A prolonged wait allowed deep preparation but required constant adaptation to change.
2022
Becoming King
Charles's accession was instant in constitutional terms and emotionally immense in public terms. Elizabeth II had reigned for more than seventy years; for most people in Britain and many Commonwealth realms, she had been the only monarch they had known. Charles therefore had to begin his reign by leading national mourning for his mother while introducing himself as sovereign. His first addresses emphasised service, continuity and constitutional limits. The coronation on 6 May 2023 at Westminster Abbey combined ancient rite with efforts at broader representation, including attention to other faiths and the modern Commonwealth. The early challenge was not to reinvent monarchy overnight, but to reassure a public accustomed to Elizabeth's style that the institution could survive a change of character at its centre.

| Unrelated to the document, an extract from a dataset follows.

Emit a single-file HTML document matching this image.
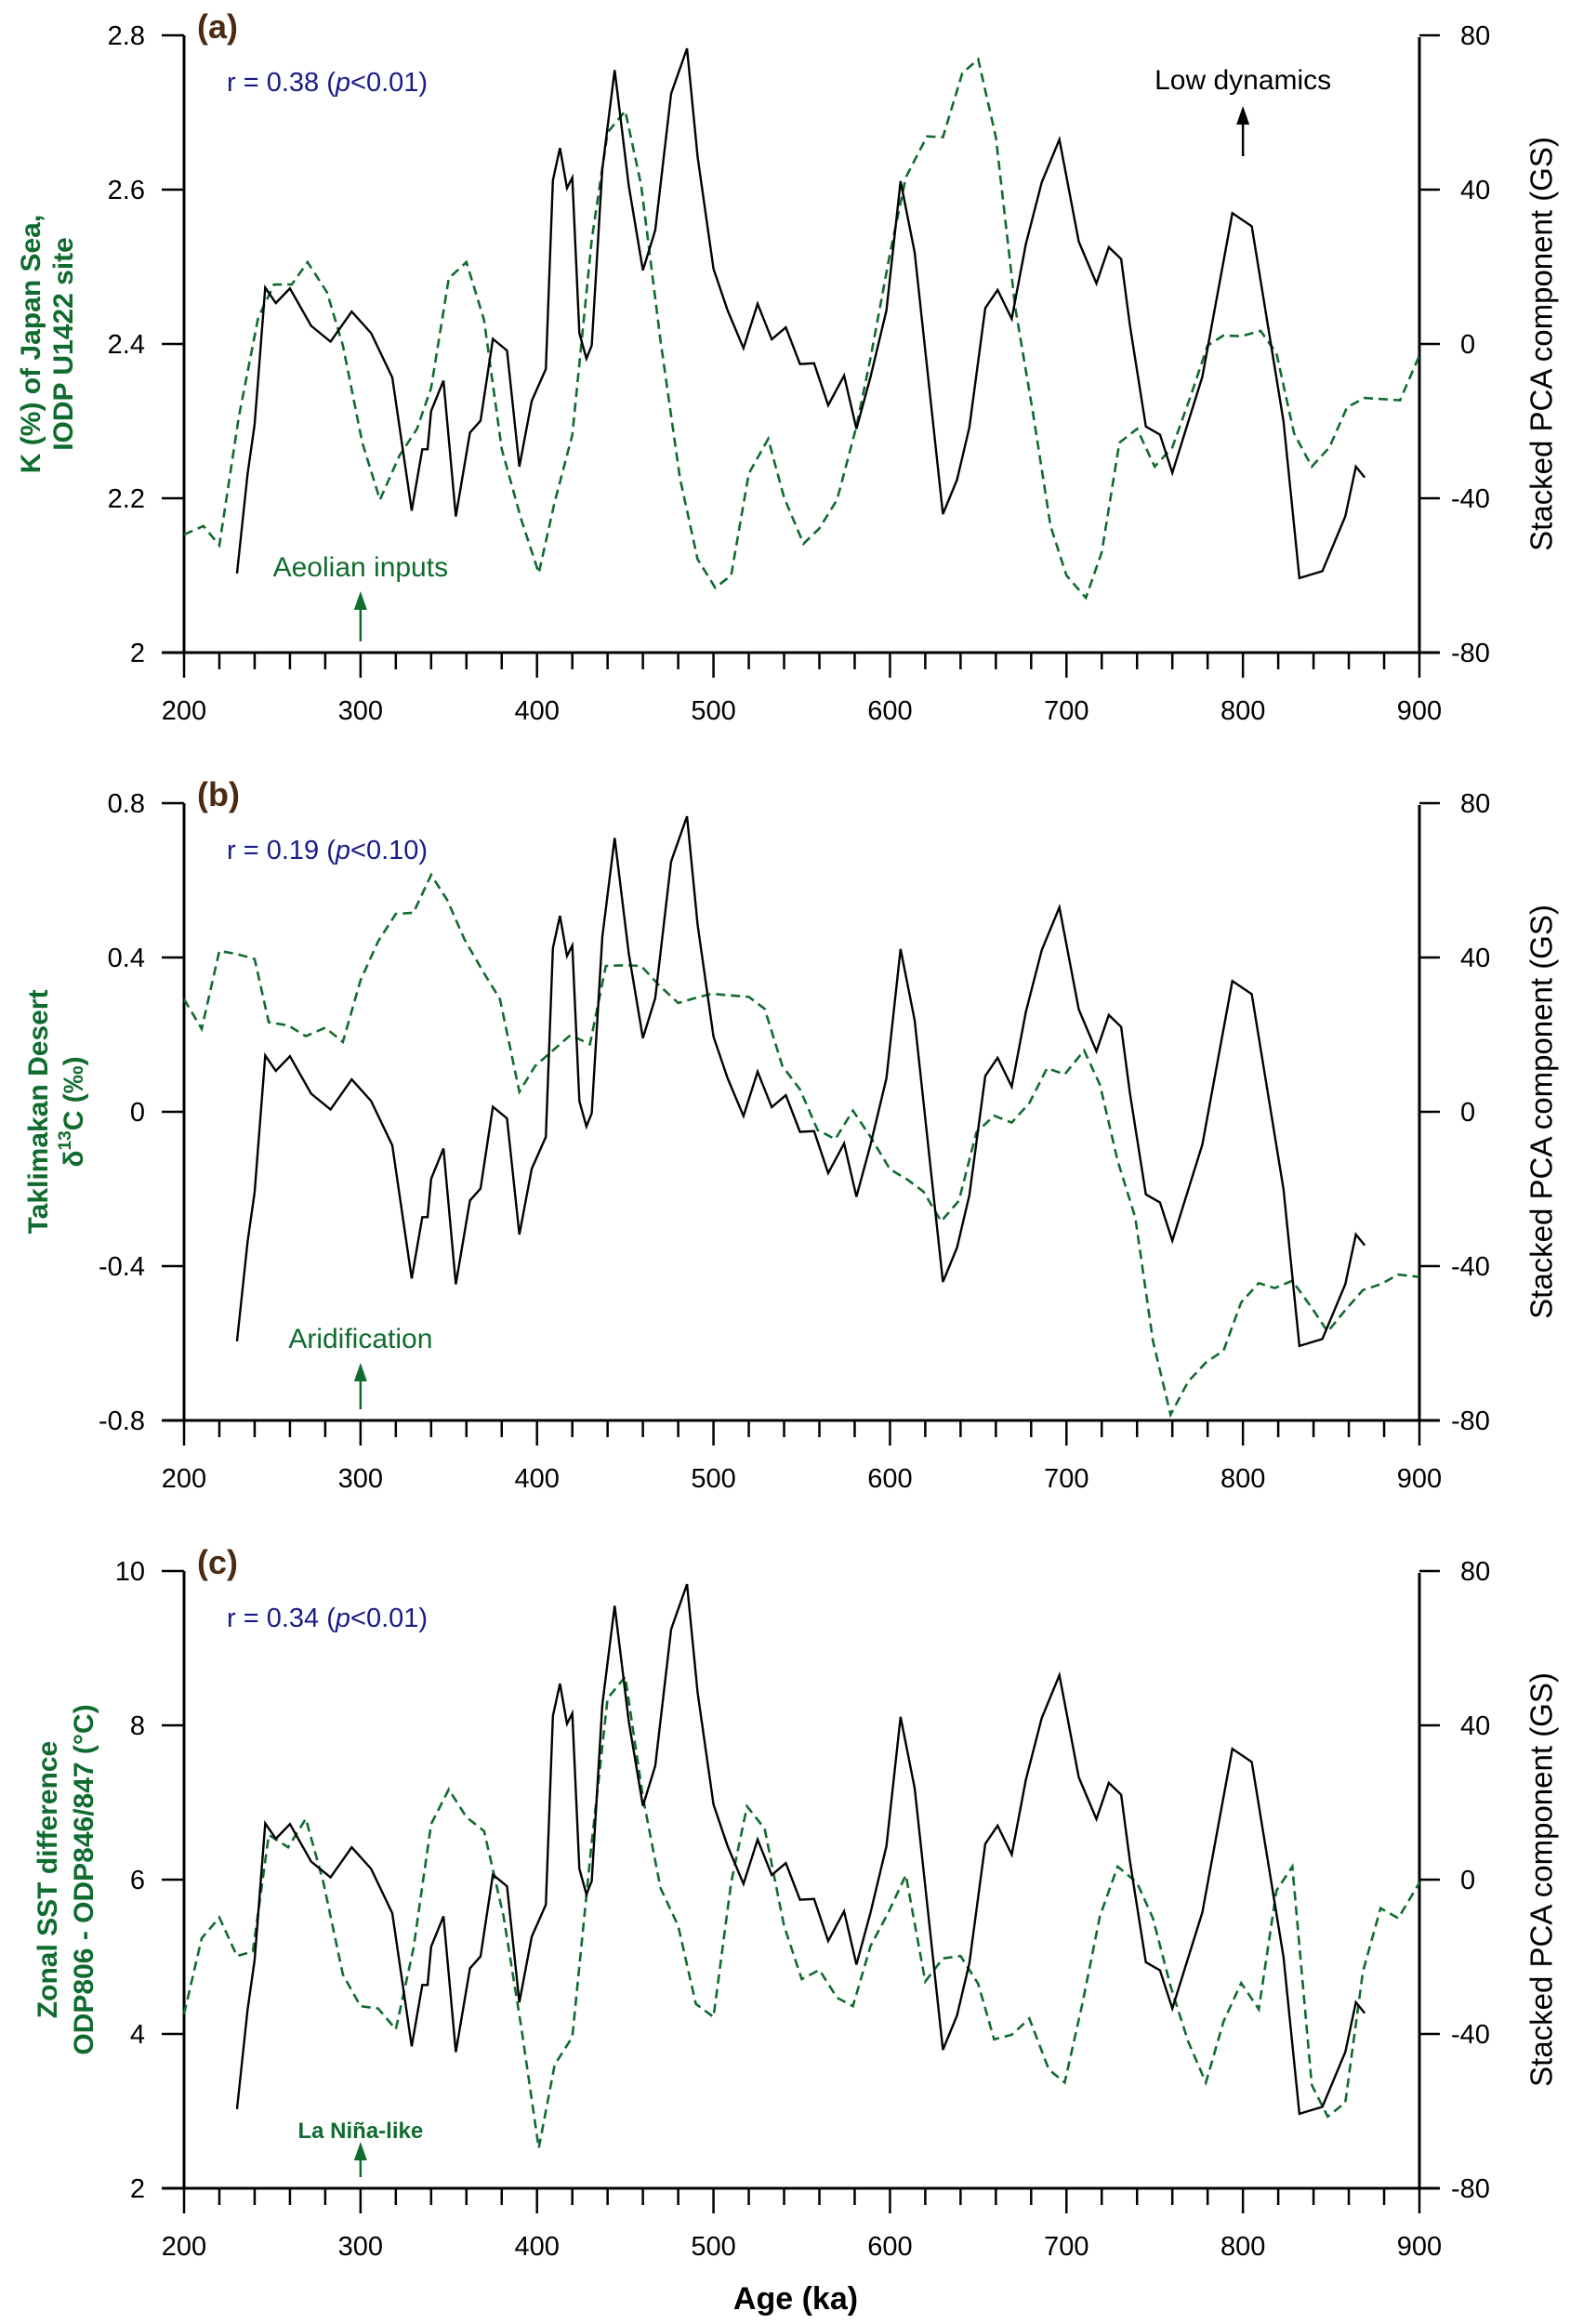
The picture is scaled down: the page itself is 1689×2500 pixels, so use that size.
<!DOCTYPE html>
<html><head><meta charset="utf-8"><style>
html,body{margin:0;padding:0;background:#fff;}
svg{display:block;font-family:"Liberation Sans",Arial,sans-serif;}
</style></head><body>
<svg id="chart" width="1689" height="2500" viewBox="0 0 1689 2500" xmlns="http://www.w3.org/2000/svg"></svg>
<script>
const gsAges=[230,236,240,246,252,260,272,283,295,306,318,329,335,338,340,347,354,362,368,375,383,390,397,405,409,413,417,420,424,428,431,437,444,452,460,467,476,485,491,500,508,517,525,533,541,549,557,565,574,581,589,598,606,614,630,638,645,654,661,669,677,686,696,707,717,724,731,736,745,753,760,777,794,805,823,832,845,858,864,869];
const gsValues=[-59.5,-33.7,-20.8,14.6,10.6,14.4,4.7,0.6,8.4,2.8,-8.7,-43.2,-27.3,-27.3,-17.4,-9.5,-44.7,-23,-19.9,1.3,-1.7,-31.8,-14.8,-6.5,42.4,50.8,40.4,43.1,2.8,-3.8,-0.4,45.3,71,41,19.1,29.5,64.9,76.6,48.5,19.5,8.7,-1.1,10.4,1.2,4.3,-5.2,-5,-15.9,-8.2,-22,-8.5,8.7,42.2,23.7,-44.1,-35.2,-21.6,9.3,14,6.5,25.9,41.9,53,26.5,15.7,25.1,22,4.7,-21.4,-23.5,-33.4,-8.5,33.9,30.5,-20.1,-60.7,-58.9,-44.7,-31.8,-34.6];
const kAges=[200,211,220,231,242,251,261,270,281,290,301,311,322,332,340,350,360,370,380,391,401,410,420,431,440,450,459,470,481,491,501,510,520,531,540,551,560,570,581,589,600,609,621,630,641,650,660,671,681,691,700,711,720,730,740,750,760,770,780,789,799,810,819,829,839,849,859,869,889,900];
const kValues=[2.153,2.164,2.139,2.305,2.434,2.477,2.477,2.506,2.467,2.398,2.272,2.198,2.255,2.290,2.343,2.485,2.506,2.431,2.264,2.173,2.103,2.195,2.282,2.535,2.674,2.702,2.606,2.404,2.226,2.121,2.084,2.100,2.232,2.277,2.201,2.141,2.161,2.198,2.293,2.382,2.517,2.616,2.669,2.668,2.751,2.769,2.668,2.447,2.311,2.164,2.100,2.071,2.130,2.272,2.290,2.241,2.266,2.330,2.398,2.411,2.410,2.417,2.388,2.284,2.241,2.266,2.318,2.330,2.327,2.385];
const d13Ages=[200,210,220,230,240,248,259,269,280,290,300,310,320,330,340,349,359,370,379,390,399,409,419,430,439,450,459,469,480,489,499,509,520,529,539,549,559,569,579,589,600,610,619,629,639,649,659,669,679,689,699,710,719,729,739,749,759,769,779,789,799,809,818,828,839,848,858,868,878,888,900];
const d13Values=[0.292,0.215,0.417,0.409,0.396,0.232,0.224,0.196,0.218,0.181,0.341,0.442,0.513,0.516,0.614,0.550,0.446,0.359,0.292,0.052,0.119,0.159,0.199,0.175,0.378,0.380,0.378,0.329,0.282,0.294,0.306,0.302,0.298,0.267,0.119,0.058,-0.047,-0.071,0.003,-0.065,-0.149,-0.176,-0.207,-0.284,-0.231,-0.053,-0.010,-0.028,0.023,0.113,0.097,0.159,0.070,-0.127,-0.274,-0.594,-0.785,-0.699,-0.650,-0.619,-0.494,-0.444,-0.457,-0.438,-0.508,-0.570,-0.514,-0.462,-0.447,-0.422,-0.428];
const sstAges=[200,210,220,230,239,248,259,269,279,290,300,310,320,330,340,350,360,370,381,391,401,410,420,431,440,450,460,470,480,490,500,510,519,529,540,550,560,570,579,589,599,609,620,630,640,650,659,669,679,690,699,709,719,729,740,749,759,769,779,789,799,809,819,828,839,848,858,868,878,888,900];
const sstValues=[4.26,5.24,5.51,5.01,5.07,6.58,6.42,6.79,5.96,4.77,4.36,4.33,4.06,5.11,6.72,7.17,6.81,6.63,5.53,4.10,2.52,3.60,3.96,6.48,8.35,8.63,7.07,5.89,5.40,4.39,4.22,5.96,6.95,6.66,5.40,4.71,4.83,4.47,4.36,5.14,5.57,6.06,4.68,4.98,5.01,4.65,3.93,3.99,4.20,3.54,3.37,4.39,5.53,6.17,5.96,5.50,4.62,3.90,3.37,4.16,4.66,4.32,5.86,6.17,3.34,2.93,3.11,4.81,5.63,5.50,5.96];
const xTicks=[200,300,400,500,600,700,800,900];
const rightTicks=[80,40,0,-40,-80];
const ticksA=["2","2.2","2.4","2.6","2.8"];
const ticksB=["-0.8","-0.4","0","0.4","0.8"];
const ticksC=["2","4","6","8","10"];

const NS="http://www.w3.org/2000/svg";
const svg=document.getElementById('chart');
const GREEN="#0f6b2e",NAVY="#1a1a8a",BROWN="#4a2a12";
const X0=198,X1=1527;
const xs=a=>X0+(a-200)/700*(X1-X0);
function mk(tag,attrs,parent){const e=document.createElementNS(NS,tag);for(const k in attrs)e.setAttribute(k,attrs[k]);(parent||svg).appendChild(e);return e;}
function txt(s,attrs,parent){const e=mk('text',attrs,parent);e.textContent=s;return e;}

const panels=[
 {id:'a',top:38,lmin:2,lmax:2.8,lt:ticksA,ages:kAges,vals:kValues,r:'r = 0.38 (',p:'<0.01)',
  title:['K (%) of Japan Sea,','IODP U1422 site'],tx:[35,70],
  ann:'Aeolian inputs',annY:610,annBold:false},
 {id:'b',top:864,lmin:-0.8,lmax:0.8,lt:ticksB,ages:d13Ages,vals:d13Values,r:'r = 0.19 (',p:'<0.10)',
  title:['Taklimakan Desert','δ13C (‰)'],tx:[43,81],
  ann:'Aridification',annY:1440,annBold:false},
 {id:'c',top:1690,lmin:2,lmax:10,lt:ticksC,ages:sstAges,vals:sstValues,r:'r = 0.34 (',p:'<0.01)',
  title:['Zonal SST difference','ODP806 - ODP846/847 (°C)'],tx:[53,92],
  ann:'La Niña-like',annY:2290,annBold:true}
];
const H=664;
panels.forEach(P=>{
  const g=mk('g',{});
  
  
  const B=P.top+H;
  const yl=v=>B-(v-P.lmin)/(P.lmax-P.lmin)*H;
  const yr=v=>B-(v+80)/160*H;
  const ax=mk('path',{d:`M${X0},${P.top}V${B}M${X1},${P.top+2}V${B}M174,${B}H1549`,stroke:'#000','stroke-width':3,fill:'none'},g);
  
  
  for(let a=200;a<=900;a+=20){
    const major=(a%100===0);
    mk('line',{x1:xs(a),x2:xs(a),y1:B,y2:B+(major?27:18),stroke:'#000','stroke-width':2.5},g);
  }
  xTicks.forEach(a=>{
    const t=txt(String(a),{x:xs(a),y:B+72,'text-anchor':'middle','font-size':29,fill:'#000'},g);
    
    
  });
  P.lt.forEach((s,i)=>{
    const v=P.lmin+i*(P.lmax-P.lmin)/4;
    mk('line',{x1:174,x2:X0,y1:yl(v),y2:yl(v),stroke:'#000','stroke-width':2.5},g);
    const t=txt(s,{x:156,y:yl(v)+10,'text-anchor':'end','font-size':29,fill:'#000'},g);
    
    
  });
  rightTicks.forEach(v=>{
    mk('line',{x1:X1,x2:1549,y1:yr(v),y2:yr(v),stroke:'#000','stroke-width':2.5},g);
    const t=txt(String(v),{x:v<0?1561:1571,y:yr(v)+10,'font-size':29,fill:'#000'},g);
    
    
  });
  const gp=mk('polyline',{points:P.ages.map((a,i)=>xs(a)+','+yl(P.vals[i])).join(' '),fill:'none',stroke:GREEN,'stroke-width':2.6,'stroke-dasharray':'10,6'},g);
  
  
  const bp=mk('polyline',{points:gsAges.map((a,i)=>xs(a)+','+yr(gsValues[i])).join(' '),fill:'none',stroke:'#000','stroke-width':2.4,'stroke-linejoin':'miter'},g);
  
  
  const pl=txt('('+P.id+')',{x:212,y:P.top+3,'font-size':36,'font-weight':'bold',fill:BROWN},g);
  
  
  const rt=mk('text',{x:244,y:P.top+60,'font-size':29,fill:NAVY},g);
  
  
  rt.appendChild(document.createTextNode(P.r));
  const it=document.createElementNS(NS,'tspan');it.setAttribute('font-style','italic');it.textContent='p';rt.appendChild(it);
  rt.appendChild(document.createTextNode(P.p));
  const cy=P.top+H/2;
  P.title.forEach((s,i)=>{
    const t=mk('text',{x:P.tx[i],y:cy,'text-anchor':'middle','font-size':30,'font-weight':'bold',fill:GREEN,transform:`rotate(-90 ${P.tx[i]} ${cy})`,'dominant-baseline':'middle'},g);
    
    
    if(s.startsWith('δ13C')){
      t.appendChild(document.createTextNode('δ'));
      const sp=document.createElementNS(NS,'tspan');sp.setAttribute('font-size',19);sp.setAttribute('dy',-10);sp.textContent='13';t.appendChild(sp);
      const sp2=document.createElementNS(NS,'tspan');sp2.setAttribute('dy',10);sp2.textContent='C (‰)';t.appendChild(sp2);
    } else t.textContent=s;
  });
  const rx=1661;
  const rtt=txt('Stacked PCA component (GS)',{x:rx,y:cy,'text-anchor':'middle','font-size':33,fill:'#000',transform:`rotate(-90 ${rx} ${cy})`,'dominant-baseline':'middle'},g);
  
  
  const at=txt(P.ann,{x:xs(300),y:P.annY+10,'text-anchor':'middle','font-size':P.annBold?24:30,'font-weight':P.annBold?'bold':'normal',fill:GREEN},g);
  
  
  const ay1=P.annY+(P.annBold?14:26), ay2=B-12;
  mk('line',{x1:xs(300),x2:xs(300),y1:ay1+12,y2:ay2,stroke:GREEN,'stroke-width':2.5},g);
  const ah=mk('path',{d:`M${xs(300)-7},${ay1+20}L${xs(300)},${ay1}L${xs(300)+7},${ay1+20}Z`,fill:GREEN},g);
  
  
  if(P.id==='a'){
    const lt=txt('Low dynamics',{x:xs(800),y:96,'text-anchor':'middle','font-size':30,fill:'#000'},g);
    
    
    mk('line',{x1:xs(800),x2:xs(800),y1:125,y2:168,stroke:'#000','stroke-width':2.5},g);
    const la=mk('path',{d:`M${xs(800)-7},${134}L${xs(800)},${114}L${xs(800)+7},${134}Z`,fill:'#000'},g);
    
    
  }
});
const xt=txt('Age (ka)',{x:856,y:2484,'text-anchor':'middle','font-size':34,'font-weight':'bold',fill:'#000'});


</script>
</body></html>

Becoming king required shifting from personal voice to institutional representation.
2022–present
Early Reign
As king, Charles III has had to govern his own visibility. Environmental concern, support for communities and interest in faith remain part of his public identity, but they are expressed more cautiously than when he was Prince of Wales. The monarchy he leads faces pressures very different from those of 1952: a smaller empire-shaped world, stronger scrutiny of wealth and privilege, republican debates in some Commonwealth realms, and a media landscape that rewards conflict. His early reign has also unfolded amid personal and family strain, including public attention to the Duke and Duchess of Sussex, the position of the Prince of Wales and the health of senior royals. Charles's task is institutional as much as personal: to maintain the monarchy's usefulness as a symbol of continuity while accepting that deference can no longer be assumed.
His reign balances inherited tradition with the need for gradual modernization.
Present
Ongoing Legacy
Because Charles III is a living monarch, any final judgement must remain provisional. His historical importance already has two layers. As Prince of Wales, he helped move environmental issues, youth opportunity, interfaith dialogue and debates over architecture into public conversation, sometimes awkwardly but often with persistence. As king, he represents the first major test of the British monarchy after Elizabeth II's long stabilising reign. The central question is whether his reign can translate a lifetime of conviction into a form compatible with constitutional monarchy. If he succeeds, he may be remembered as a transitional monarch who made inherited institutions feel serious about service in a less deferential age. If he struggles, the very qualities that once made him distinctive may appear ill-suited to the throne. For now, his significance lies in that tension: a king formed by waiting, advocacy and scrutiny, ruling an institution whose future depends on adaptation without overstatement.
A living legacy is shaped not by intention alone, but by how actions meet changing expectations.